INFORMATION PROVIDED
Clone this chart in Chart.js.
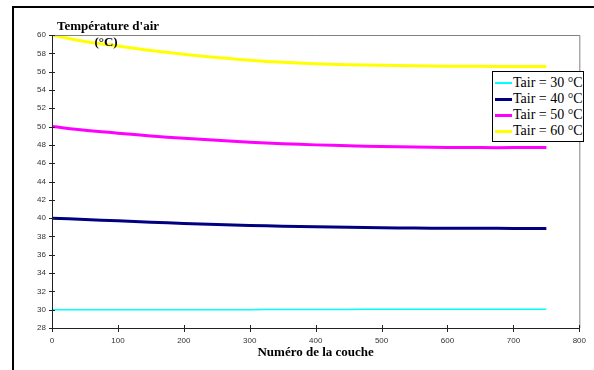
<!DOCTYPE html>
<html>
<head>
<meta charset="utf-8">
<script src="https://cdn.jsdelivr.net/npm/chart.js@4.4.0/dist/chart.umd.min.js"></script>
<style>
  html, body { margin: 0; padding: 0; background: #fff; overflow: hidden; }
  #wrap { position: relative; width: 594px; height: 370px; }
  #frame { position: absolute; left: 12px; top: 6px; width: 620px; height: 420px; border: 2px solid #000; box-sizing: border-box; pointer-events: none; }
  #legend { position: absolute; left: 492px; top: 71px; width: 92px; height: 71px; border: 1px solid #000; background: #fff; box-sizing: border-box; padding-top: 3px; overflow: hidden; font-family: "Liberation Serif", "Times New Roman", serif; font-size: 14px; }
  #legend .item { display: flex; align-items: center; height: 16px; white-space: nowrap; }
  #legend .swatch { width: 17px; margin: 0 1px 0 2px; }
</style>
</head>
<body>
<div id="wrap">
  <canvas id="chart" width="594" height="370"></canvas>
  <div id="frame"></div>
  <div id="legend"></div>
</div>
<script>
// layer numbers (x)
const layers = [0, 50, 100, 150, 200, 250, 300, 350, 400, 450, 500, 550, 600, 650, 700, 750]
// air temperature per series
const tair30 = [30, 30, 30, 30, 30, 30, 30, 30.02, 30.03, 30.03, 30.04, 30.04, 30.05, 30.05, 30.05, 30.05]
const tair40 = [40, 39.85, 39.7, 39.55, 39.42, 39.3, 39.2, 39.12, 39.05, 39.0, 38.95, 38.92, 38.9, 38.9, 38.88, 38.88]
const tair50 = [50, 49.6, 49.28, 48.98, 48.72, 48.5, 48.3, 48.13, 48.0, 47.9, 47.82, 47.76, 47.72, 47.7, 47.7, 47.7]
const tair60 = [60, 59.3, 58.8, 58.3, 57.9, 57.55, 57.25, 57.02, 56.86, 56.76, 56.7, 56.65, 56.6, 56.58, 56.56, 56.55]
const seriesLabels = ["Tair = 30 °C", "Tair = 40 °C", "Tair = 50 °C", "Tair = 60 °C"]
const seriesColors = ["#00ffff", "#000080", "#ff00ff", "#ffff00"]
const seriesWidths = [1.5, 3, 3, 3]
const xTicks = [0, 100, 200, 300, 400, 500, 600, 700, 800]
const yMin = 28, yMax = 60, yStep = 2

const allSeries = [tair30, tair40, tair50, tair60]
const datasets = allSeries.map((vals, i) => ({
    label: seriesLabels[i],
    data: layers.map((x, j) => ({ x: x, y: vals[j] })),
    borderColor: seriesColors[i],
    backgroundColor: seriesColors[i],
    borderWidth: seriesWidths[i],
    pointRadius: 0,
    tension: 0.4,
    fill: false,
}))

// titles and cross tick marks, drawn like the spreadsheet original
const decorPlugin = {
    id: "decor",
    afterDraw(chart) {
        const ctx = chart.ctx
        const area = chart.chartArea
        const xs = chart.scales.x, ys = chart.scales.y
        ctx.save()
        // plot border, top and right
        ctx.strokeStyle = "#808080"
        ctx.lineWidth = 1
        ctx.beginPath()
        ctx.moveTo(area.left, area.top + 0.5)
        ctx.lineTo(area.right + 0.5, area.top + 0.5)
        ctx.lineTo(area.right + 0.5, area.bottom)
        ctx.stroke()
        // axes
        ctx.strokeStyle = "#222"
        ctx.beginPath()
        ctx.moveTo(area.left + 0.5, area.top)
        ctx.lineTo(area.left + 0.5, area.bottom + 0.5)
        ctx.lineTo(area.right, area.bottom + 0.5)
        ctx.stroke()
        ctx.beginPath()
        for (let v = yMin; v <= yMax; v += yStep) {
            const y = Math.round(ys.getPixelForValue(v)) + 0.5
            ctx.moveTo(area.left - 3, y)
            ctx.lineTo(area.left + 3, y)
        }
        xTicks.forEach(v => {
            const x = Math.round(xs.getPixelForValue(v)) + 0.5
            ctx.moveTo(x, area.bottom - 3)
            ctx.lineTo(x, area.bottom + 4)
        })
        ctx.stroke()
        // titles
        ctx.fillStyle = "#000"
        ctx.font = "bold 13px 'Liberation Serif', 'Times New Roman', serif"
        ctx.textAlign = "center"
        ctx.textBaseline = "middle"
        ctx.fillText("Température d'air", 108, 27)
        ctx.fillText("(°C)", 106, 43)
        ctx.fillText("Numéro de la couche", (area.left + area.right) / 2, 353)
        ctx.restore()
    }
}

new Chart(document.getElementById("chart"), {
    type: "line",
    data: { datasets: datasets },
    options: {
        responsive: false,
        animation: false,
        layout: { padding: { left: 0, top: 35, right: 9, bottom: 0 } },
        plugins: { legend: { display: false }, tooltip: { enabled: false } },
        scales: {
            x: {
                type: "linear",
                min: 0,
                max: 800,
                grid: { display: false, drawTicks: false },
                border: { display: false },
                afterBuildTicks: (axis) => { axis.ticks = xTicks.map(v => ({ value: v })) },
                afterFit: (axis) => { axis.height = 42 },
                ticks: { padding: 8, maxRotation: 0, color: "#333", font: { family: "Arial, 'Liberation Sans', sans-serif", size: 8 } },
            },
            y: {
                min: yMin,
                max: yMax,
                grid: { display: false, drawTicks: false },
                border: { display: false },
                afterFit: (axis) => { axis.width = 52 },
                ticks: { stepSize: yStep, padding: 6, color: "#333", font: { family: "Arial, 'Liberation Sans', sans-serif", size: 8 } },
            },
        },
    },
    plugins: [decorPlugin],
})

// legend from the same arrays
const legend = document.getElementById("legend")
seriesLabels.forEach((label, i) => {
    const item = document.createElement("div")
    item.className = "item"
    const sw = document.createElement("span")
    sw.className = "swatch"
    sw.style.borderTop = Math.max(2, seriesWidths[i]) + "px solid " + seriesColors[i]
    item.appendChild(sw)
    item.appendChild(document.createTextNode(label))
    legend.appendChild(item)
})
</script>
</body>
</html>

WORK TO BE COMPLETED
Pick each line holding the word "chart" out of the listing.

OUTPUT FOR THIS EXERCISE
Clone this chart in Chart.js.
<script src="https://cdn.jsdelivr.net/npm/chart.js@4.4.0/dist/chart.umd.min.js"></script>
  <canvas id="chart" width="594" height="370"></canvas>
    afterDraw(chart) {
        const ctx = chart.ctx
        const area = chart.chartArea
        const xs = chart.scales.x, ys = chart.scales.y
new Chart(document.getElementById("chart"), {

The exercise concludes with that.